There are plenty of food and wine tours operating all over the country, and you won’t have any trouble finding one that will pick you up from your home base. This is a great way to sample some wonderful wine and get a personal, educational tour of the sights.
Visit the Roman Amphitheater in Pula
Sitting on the southern tip of the Istrian peninsula, Pula is one of Croatia’s many historic cities, with stunning views of the Adriatic Sea and layers of cultural history.
The most famous of Pula’s attractions is the remarkably well-preserved, monumental Roman amphitheatre. While the Romans held gladiator fights and other spectacles here, the amphitheatre is still operational today, hosting concerts, opera and ballet performances, and the annual Pula Film Festival.
If exploring ancient ruins isn’t your thing, the beaches of Pula are fantastic, and some of the best wineries can be found on the Istrian peninsula. For scuba divers, there are tour operators that will take you to underwater walls, caves, and shipwrecks off the coast of Pula.
Sailing in Croatia
Croatia’s Adriatic Coast is a must-visit destination for any traveller seeking natural beauty and adventure.

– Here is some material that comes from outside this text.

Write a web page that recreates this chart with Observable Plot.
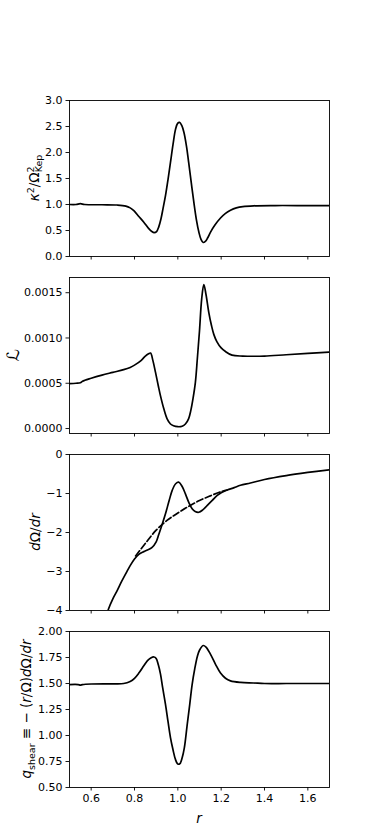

Sailing along the coast offers a unique opportunity to explore the breathtakingly beautiful islands and charming coastal towns of Croatia at your own pace.
Island hopping is one of the best things to do in Croatia, providing an unforgettable experience of discovering the hidden gems of the Adriatic Sea. Apart from island hopping, the crystal-clear waters of the Adriatic Sea offer excellent opportunities for snorkelling, swimming, and other water sports.
Croatia’s Adriatic Coast is one of Europe’s top tourist attractions, with unparalleled beauty and cultural heritage. Sailing in Croatia provides an opportunity to explore this stunning region, and discover the hidden coves and charming fishing villages that can only be accessed by sea. Whether you’re seeking adventure or relaxation, Croatia’s Adriatic Coast has something for everyone, making it the perfect destination for an unforgettable sailing holiday.